The combination of the current generation of competitive skaters plus his own contributions on the ice has Browning fired up for the Stars tour.

"The show is everything I've got," Browning says. "I'm going to the bottom of the barrel with my imagination and my talent as creator and skater. I'm proud of it. I'm not afraid to say it."

Asked if this 25th anniversary tour will be his last as a performer, Browning whispers, "I don't know."

EVENT PREVIEW

Investors Group Stars on Ice

Wednesday, May 13, 7 p.m.
MTS Centre
Tickets $33-$133.25 at Ticketmaster

DECISIONS, DECISIONS

WHEN the Stars on Ice anniversary tour ends in Vancouver next week, Patrick Chan will take a surfing holiday in Costa Rica before buckling down to train for his return to competition following a year-long hiatus.

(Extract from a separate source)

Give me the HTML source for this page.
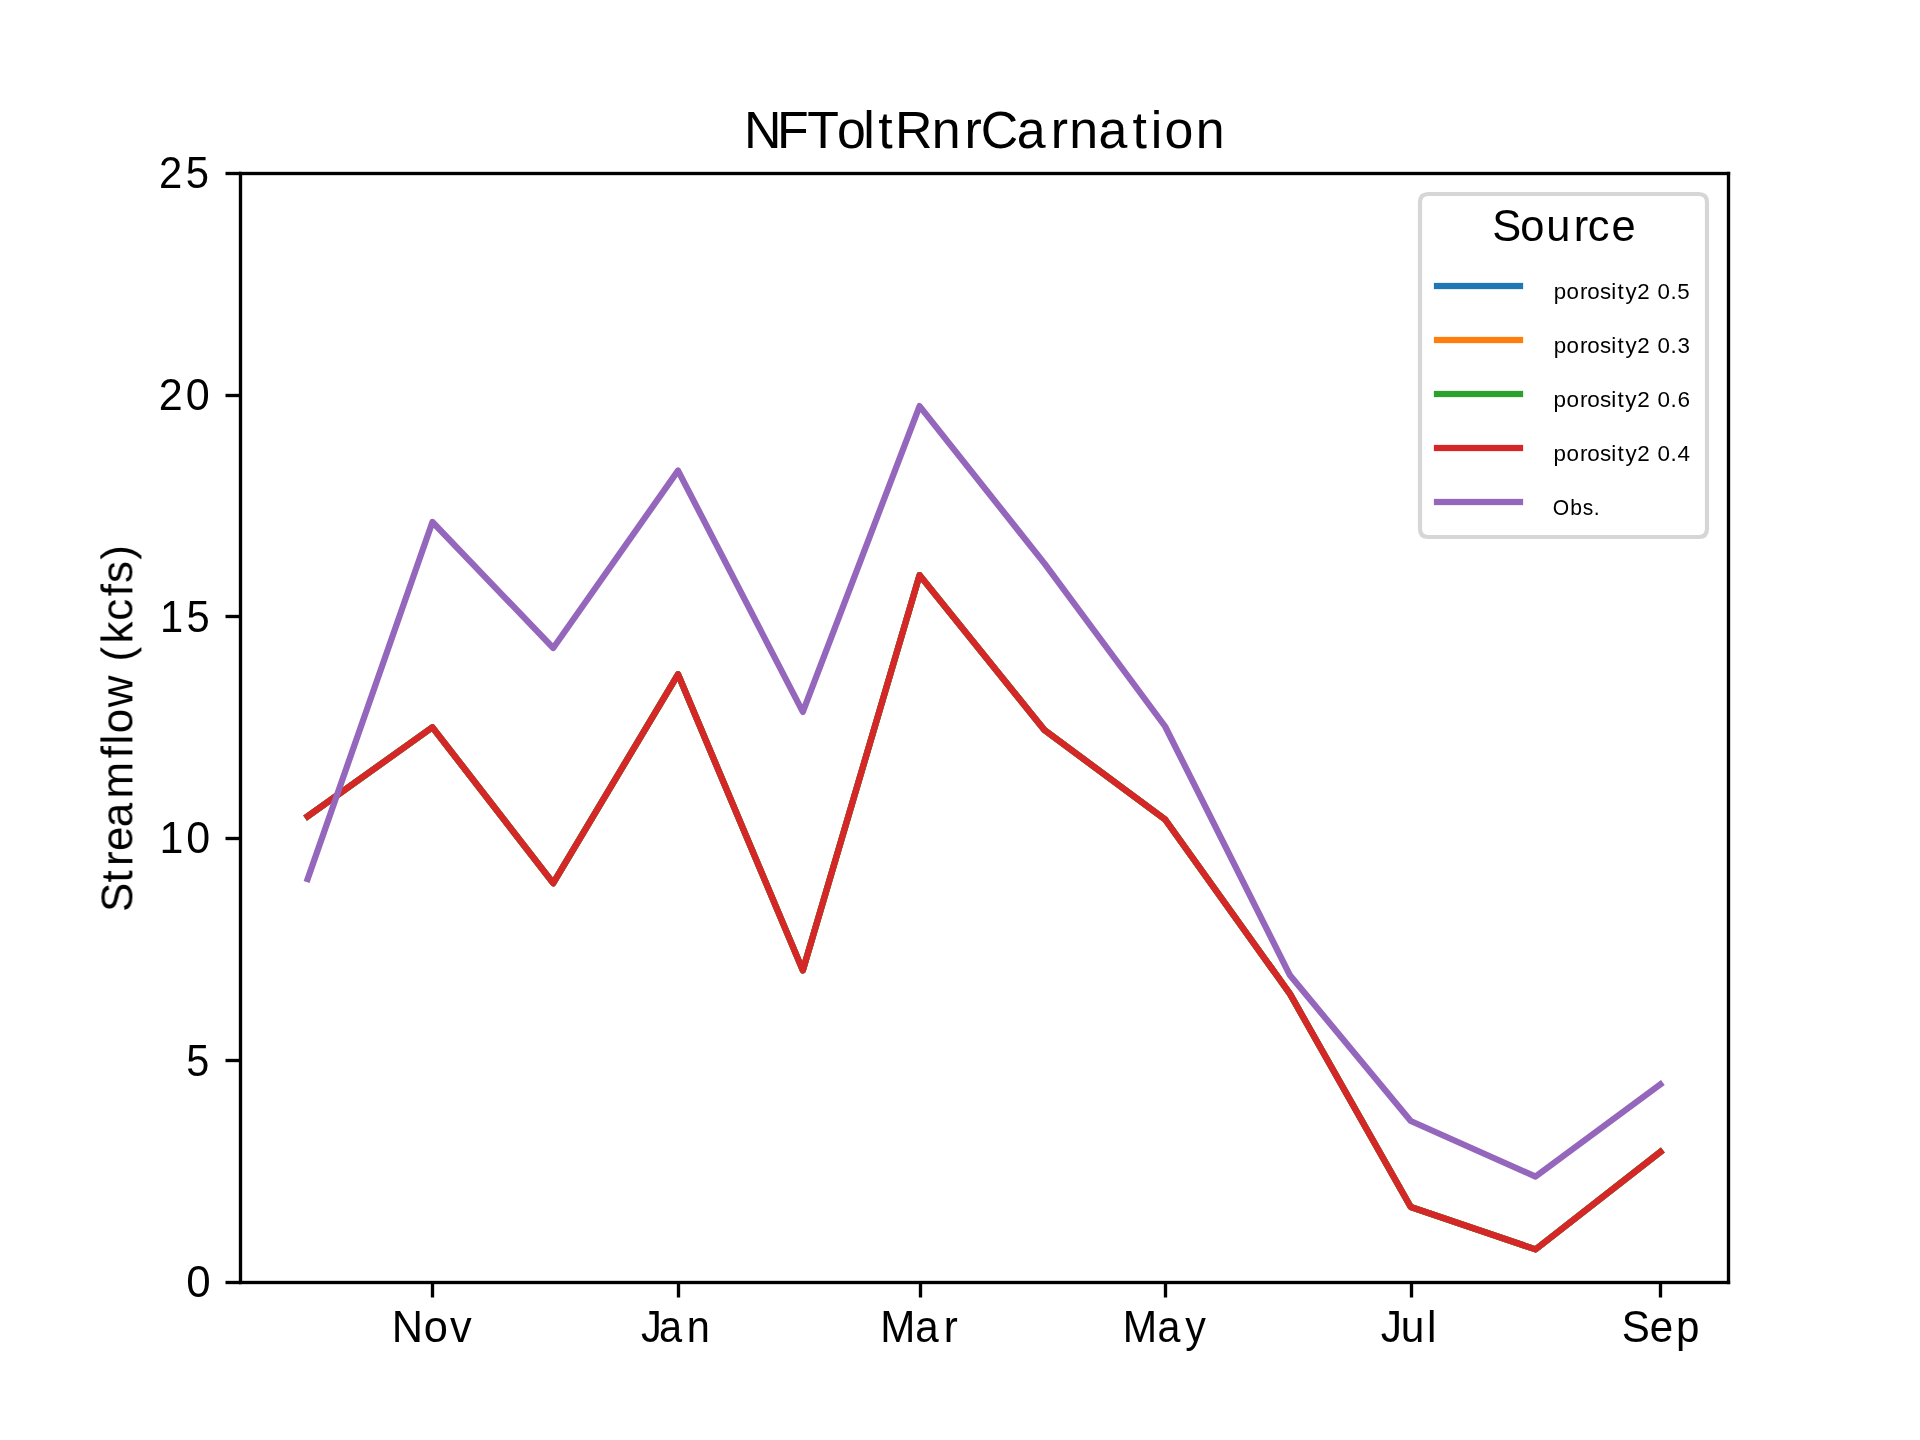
<!DOCTYPE html>
<html lang="en">
<head>
<meta charset="utf-8">
<title>NFToltRnrCarnation</title>
<style>
html,body{margin:0;padding:0;background:#ffffff;}
body{width:1920px;height:1440px;overflow:hidden;}
svg{display:block;}
text{font-family:"Liberation Sans",sans-serif;fill:#000000;}
.txt{mix-blend-mode:multiply;}
.ln{fill:none;stroke-width:6.25;stroke-linejoin:round;stroke-linecap:square;}
</style>
</head>
<body>
<svg width="1920" height="1440" viewBox="0 0 1920 1440">
<rect x="0" y="0" width="1920" height="1440" fill="#ffffff"/>
<g id="lines">
<polyline class="ln" stroke="#1f77b4" points="307.64,816.30 432.44,727.30 553.22,883.20 678.03,674.30 802.83,970.40 919.58,575.10 1044.39,730.00 1165.17,819.50 1289.97,993.90 1410.75,1207.00 1535.56,1249.40 1660.36,1151.90"/>
<polyline class="ln" stroke="#ff7f0e" points="307.64,816.30 432.44,727.30 553.22,883.20 678.03,674.30 802.83,970.40 919.58,575.10 1044.39,730.00 1165.17,819.50 1289.97,993.90 1410.75,1207.00 1535.56,1249.40 1660.36,1151.90"/>
<polyline class="ln" stroke="#2ca02c" points="307.64,816.30 432.44,727.30 553.22,883.20 678.03,674.30 802.83,970.40 919.58,575.10 1044.39,730.00 1165.17,819.50 1289.97,993.90 1410.75,1207.00 1535.56,1249.40 1660.36,1151.90"/>
<polyline class="ln" stroke="#d62728" points="307.64,816.30 432.44,727.30 553.22,883.20 678.03,674.30 802.83,970.40 919.58,575.10 1044.39,730.00 1165.17,819.50 1289.97,993.90 1410.75,1207.00 1535.56,1249.40 1660.36,1151.90"/>
<polyline class="ln" stroke="#9467bd" points="307.64,879.00 432.44,522.00 553.22,648.00 678.03,470.60 802.83,711.90 919.58,406.10 1044.39,563.40 1165.17,726.50 1289.97,975.30 1410.75,1121.00 1535.56,1176.60 1660.36,1084.40"/>
</g>
<g id="ticks">
<rect x="430.8333" y="1282.5000" width="3.3333" height="15.0000" fill="#000000"/>
<rect x="676.8333" y="1282.5000" width="3.3333" height="15.0000" fill="#000000"/>
<rect x="918.8333" y="1282.5000" width="3.3333" height="15.0000" fill="#000000"/>
<rect x="1163.8333" y="1282.5000" width="3.3333" height="15.0000" fill="#000000"/>
<rect x="1409.8333" y="1282.5000" width="3.3333" height="15.0000" fill="#000000"/>
<rect x="1658.8333" y="1282.5000" width="3.3333" height="15.0000" fill="#000000"/>
<rect x="225.5000" y="171.8333" width="15.0000" height="3.3333" fill="#000000"/>
<rect x="225.5000" y="393.8333" width="15.0000" height="3.3333" fill="#000000"/>
<rect x="225.5000" y="614.8333" width="15.0000" height="3.3333" fill="#000000"/>
<rect x="225.5000" y="836.8333" width="15.0000" height="3.3333" fill="#000000"/>
<rect x="225.5000" y="1058.8333" width="15.0000" height="3.3333" fill="#000000"/>
<rect x="225.5000" y="1280.8333" width="15.0000" height="3.3333" fill="#000000"/>
</g>
<g id="spines">
<rect x="238.8333" y="171.8333" width="3.3333" height="1112.3333" fill="#000000"/>
<rect x="1726.8333" y="171.8333" width="3.3333" height="1112.3333" fill="#000000"/>
<rect x="238.8333" y="1280.8333" width="1491.3333" height="3.3333" fill="#000000"/>
<rect x="238.8333" y="171.8333" width="1491.3333" height="3.3333" fill="#000000"/>
</g>
<g id="labels" class="txt">
<text transform="translate(749.00,148.00) scale(0.9903,1)" font-size="52.4" x="-5.00 28.18 58.82 88.75 115.31 130.63 147.37 184.56 217.50 234.06 270.33 304.61 323.38 352.85 387.27 405.79 419.49 451.03" y="0">NFToltRnrCarnation</text>
<text transform="translate(132.40,908.00) rotate(-90) scale(0.9920,1)" font-size="44.2" x="-3.95 25.85 42.40 57.40 81.50 110.38 150.88 164.79 176.09 202.39 234.31 248.57 266.66 289.52 314.38 327.55 351.18" y="0">Streamflow (kcfs)</text>
<text transform="translate(161.00,188.00) scale(0.9476,1)" font-size="44.2" x="-2.11 26.24" y="0">25</text>
<text transform="translate(161.00,410.00) scale(0.9762,1)" font-size="44.2" x="-2.41 25.28" y="0">20</text>
<text transform="translate(163.00,632.00) scale(0.9432,1)" font-size="44.2" x="-3.31 24.80" y="0">15</text>
<text transform="translate(163.00,853.00) scale(0.9726,1)" font-size="44.2" x="-3.60 23.85" y="0">10</text>
<text transform="translate(188.00,1076.00) scale(0.9378,1)" font-size="44.2" x="-1.77" y="0">5</text>
<text transform="translate(188.00,1297.00) scale(0.9937,1)" font-size="44.2" x="-1.73" y="0">0</text>
<text transform="translate(396.00,1342.00) scale(0.9810,1)" font-size="44.2" x="-4.25 28.28 55.05" y="0">Nov</text>
<text transform="translate(645.00,1342.00) scale(0.9400,1)" font-size="44.2" x="-4.26 15.03 44.34" y="0">Jan</text>
<text transform="translate(884.00,1342.00) scale(0.9536,1)" font-size="44.2" x="-3.84 32.86 62.63" y="0">Mar</text>
<text transform="translate(1126.00,1342.00) scale(0.9331,1)" font-size="44.2" x="-3.52 33.87 63.60" y="0">May</text>
<text transform="translate(1385.00,1342.00) scale(0.9600,1)" font-size="44.2" x="-4.36 16.40 43.63" y="0">Jul</text>
<text transform="translate(1625.00,1342.00) scale(0.9519,1)" font-size="44.2" x="-3.50 26.13 53.67" y="0">Sep</text>
</g>
<g id="legend">
<path d="M1428.333,194.0L1698.667,194.0Q1707.0,194.0 1707.0,202.333L1707.0,528.667Q1707.0,537.0 1698.667,537.0L1428.333,537.0Q1420.0,537.0 1420.0,528.667L1420.0,202.333Q1420.0,194.0 1428.333,194.0Z" fill="#ffffff" fill-opacity="0.8" stroke="#cccccc" stroke-opacity="0.8" stroke-width="4.1667" stroke-linejoin="miter"/>
<rect x="1433.8750" y="282.8750" width="89.2500" height="6.2500" fill="#1f77b4"/>
<rect x="1433.8750" y="336.8750" width="89.2500" height="6.2500" fill="#ff7f0e"/>
<rect x="1433.8750" y="390.8750" width="89.2500" height="6.2500" fill="#2ca02c"/>
<rect x="1433.8750" y="444.8750" width="89.2500" height="6.2500" fill="#d62728"/>
<rect x="1433.8750" y="498.8750" width="89.2500" height="6.2500" fill="#9467bd"/>
</g>
<g id="legend-text" class="txt">
<text transform="translate(1496.00,241.40) scale(0.9822,1)" font-size="44.2" x="-3.84 24.80 51.10 79.08 93.54 117.57" y="0">Source</text>
<text transform="translate(1555.00,299.20) scale(1.0097,1)" font-size="22.1" x="-1.35 11.42 24.85 32.07 44.55 55.74 61.99 69.75 81.55 93.84 101.55 114.48 121.19" y="0">porosity2 0.5</text>
<text transform="translate(1555.00,353.20) scale(1.0115,1)" font-size="22.1" x="-1.36 11.39 24.80 32.01 44.46 55.64 61.87 69.62 81.39 93.69 101.36 114.28 121.08" y="0">porosity2 0.3</text>
<text transform="translate(1555.00,407.20) scale(1.0194,1)" font-size="22.1" x="-1.39 11.25 24.57 31.71 44.07 55.19 61.37 69.03 80.71 93.01 100.52 113.37 120.06" y="0">porosity2 0.6</text>
<text transform="translate(1555.00,461.20) scale(1.0156,1)" font-size="22.1" x="-1.38 11.32 24.68 31.85 44.26 55.41 61.61 69.31 81.04 93.33 100.92 113.81 120.54" y="0">porosity2 0.4</text>
<text transform="translate(1554.00,515.20) scale(0.9549,1)" font-size="22.1" x="-1.23 16.91 30.17 41.64" y="0">Obs.</text>
</g>
</svg>
</body>
</html>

"I'm not a huge (surfing) expert. I'm still learning. It's a very, very challenging sport, more challenging than skating, I think, because you're dealing with forces of nature as opposed to a controlled environment," says the seven-time Canadian men's figure skating champ. During last season's break from competition, Chan skated show tours in Japan and the U.S. where he took the opportunity to go skydiving in Florida. As it was his first time up and out, he made a tandem jump strapped to an experienced parachutist. He calls it "a great experience" and would do it again.

Chan's summer training for the 2015-16 season will begin in Toronto where he will work with choreographer David Wilson to create a new short program and retool the long one.

Asked if he is considering a bid for 2018 Olympic gold after settling for silver last year in Sochi, 24-year-old Chan says, "I'd love to, but it's a long ways away. I'm older than a lot of the skaters now in the men's field. Hopefully, my body will hold up. If I do the right things, I'm sure I will. It would be a great goal to achieve.

"These next three years -- if I choose to go that long -- I want to treat it as a time where I can skate for the pure joy of it, not because I want to make records or get medals, make more money by getting more medals. I found that's putting a lot of pressure on yourself. It takes the joy out of competing."

Whatever his decision may be on the competition front, Chan wants to hold onto his tour membership for the foreseeable future. "Once you become a family member of Stars on Ice, it's hard to leave," he says.